Os limites são uma coisa muito importante. As famílias gostam de ter bons limites, são permeáveis, mas limitam a intrusividade. Os casais e famílias com visões muito rígidas, e um grande afastamento emocional entre as pessoas, se calhar, é melhor fazer terapia. Ou onde os limites são muito difusos: onde os pais são muito intrusivos na vida dos filhos, onde não há hierarquias, ou os pais que são os melhores amigos, ou casais que têm os mesmos amigos, trabalham juntos, têm a mesma rede social, onde não há sensação de autonomia. Muita proximidade destrói os casais. Tornam-se os melhores amigos e depois perde-se o desejo. Tudo o que esteja nos extremos [pode ser um sinal de alerta]. Não porque esteja certo ou errado mas porque pode criar angústia, ansiedade.  

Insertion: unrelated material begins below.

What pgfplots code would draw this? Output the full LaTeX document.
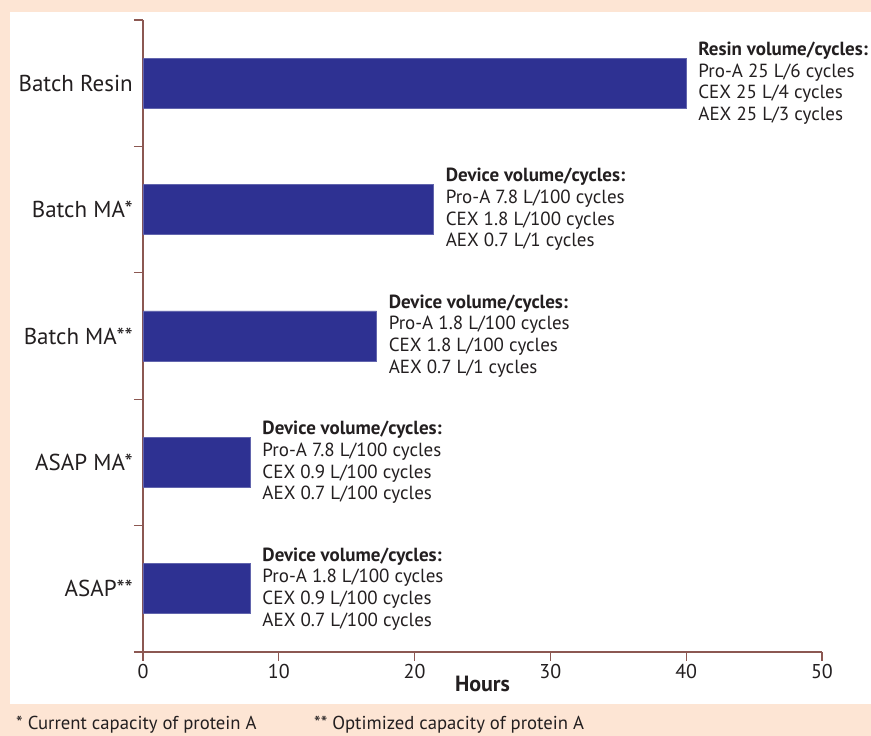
\documentclass[border=0pt]{standalone}
\usepackage{fontspec}
\setmainfont{PT Sans}
\usepackage{pgfplots}
\pgfplotsset{compat=1.18}
\definecolor{peach}{RGB}{253,229,212}
\definecolor{barblue}{RGB}{46,49,146}
\definecolor{axbrown}{RGB}{140,88,82}
\definecolor{txt}{RGB}{35,31,32}

\begin{document}
\begin{tikzpicture}[x=1pt,y=1pt]
% page background and white panel
\fill[peach] (0,0) rectangle (871,736);
\fill[white] (10,32) rectangle (871,724);
\begin{axis}[
  at={(143pt,84pt)}, anchor=south west,
  scale only axis, width=679pt, height=632pt,
  xmin=0, xmax=50, ymin=-0.5, ymax=4.5,
  axis lines*=left,
  axis line style={axbrown, line width=1.1pt},
  tick style={axbrown, line width=1.1pt},
  tick align=outside, major tick length=9pt,
  xtick={0,10,...,50},
  ytick={-0.5,0.5,...,4.5}, yticklabels={},
  extra y ticks={0,1,2,3,4},
  extra y tick labels={ASAP**, ASAP MA*, Batch MA**, Batch MA*, Batch Resin},
  extra y tick style={major tick length=0pt, yticklabel style={xshift=-10pt}},
  yticklabel style={font=\fontsize{23}{27}\selectfont, color=txt, inner sep=0pt},
  xticklabel style={font=\fontsize{20}{22}\selectfont, color=txt},
  /pgf/number format/assume math mode=true,
  xlabel={\textbf{Hours}},
  xlabel style={font=\fontsize{22}{24}\selectfont, color=txt, yshift=10pt},
  clip=false,
]
\addplot[xbar, bar width=50pt, fill=barblue, draw=barblue!75!white, line width=0.6pt]
  coordinates {(40,4) (21.4,3) (17.2,2) (7.9,1) (7.9,0)};

\tikzset{ann/.style={anchor=west, align=left, inner sep=0pt, xshift=12pt, color=txt,
  font=\fontsize{19}{21.7}\selectfont}}
\node[ann] at (axis cs:40,4) {\textbf{Resin volume/cycles:}\\Pro-A 25 L/6 cycles\\CEX 25 L/4 cycles\\AEX 25 L/3 cycles};
\node[ann] at (axis cs:21.4,3) {\textbf{Device volume/cycles:}\\Pro-A 7.8 L/100 cycles\\CEX 1.8 L/100 cycles\\AEX 0.7 L/1 cycles};
\node[ann] at (axis cs:17.2,2) {\textbf{Device volume/cycles:}\\Pro-A 1.8 L/100 cycles\\CEX 1.8 L/100 cycles\\AEX 0.7 L/1 cycles};
\node[ann] at (axis cs:7.9,1) {\textbf{Device volume/cycles:}\\Pro-A 7.8 L/100 cycles\\CEX 0.9 L/100 cycles\\AEX 0.7 L/100 cycles};
\node[ann] at (axis cs:7.9,0) {\textbf{Device volume/cycles:}\\Pro-A 1.8 L/100 cycles\\CEX 0.9 L/100 cycles\\AEX 0.7 L/100 cycles};
\end{axis}
% footnotes
\node[anchor=base west, inner sep=0pt, color=txt, font=\fontsize{18.7}{20}\selectfont] at (16,6) {* Current capacity of protein A};
\node[anchor=base west, inner sep=0pt, color=txt, font=\fontsize{18.7}{20}\selectfont] at (314,6) {** Optimized capacity of protein A};
\pgfresetboundingbox
\useasboundingbox (0,0) rectangle (871,736);
\end{tikzpicture}
\end{document}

Outro sinal de alerta: conflitos e discussões. E a frequência, intensidade e impacto das discussões. É diferente discutir com o namorado por um ciuminho ou ficar semanas a carburar numa discussão. E questões de sexualidade. 

O seu livro tem histórias de sete casais fictícios. Quais são os traços comuns aos 250 casais com quem fez terapia?
Não tinha um número fixo, quando comecei a escrever, estes sete casais são uma síntese desses 250. Claro que há grandes temas. Também já tratei coisas que só vi num casal específico. Casais de adultos muito mais velhos, com 80 ou 90, com grandes zangas familiares não se apanham muito. São mesmo muito específicos.

As sete histórias de casais são as que tive tempo de escrever. Tomaram uma vida própria e comecei a vê-los com muita clareza. Estão ali os principais temas.

Organizei de uma forma etária: adolescentes com uma grande precariedade económica. Uma mulher afrodescendente criada numa família branca que se começa a questionar sobre uma data de coisas do Portugal descobridor, e em que o casal começa a confrontar-se com isso. Aí tem também uma questão de depressão. Outros são Diana e David, um casal muito comum. São todos muito organizadinhos. Nasce um bebé e não é nada assim. A deceção dela é life changing [muda a vida]. Eles [homens] sentem-se muito incompetentes e há até uma incompetência estratégica. Há um casal de famílias reconstituídas - os meus, os teus e os nossos filhos, como é chegar a uma relação nova? Temos a Anita e o Alex, que estão em monogamias consensuais, em que as pessoas acordam estar juntas. Um casal de homens que não consegue discutir bem, perdem logo a cabeça, é do mais comum que há. Aqui, há uma questão com o VIH. As pessoas com VIH têm uma esperança de vida igual a outras, mas o estigma não desapareceu. 

E o livro acaba mal, no caso da Nazaré e do Nicolau, em que há uma grande traição. Infidelidade e traições são muito comuns, e dependem de casal para casal, de como negoceiam o que é infidelidade. Neste caso, é o envolvimento com várias pessoas ao longo de vários meses. As pessoas podem não ter essa ideia, mas em terapia de casal fazemos muitos divórcios. Ajudamos a fazer muitos divórcios.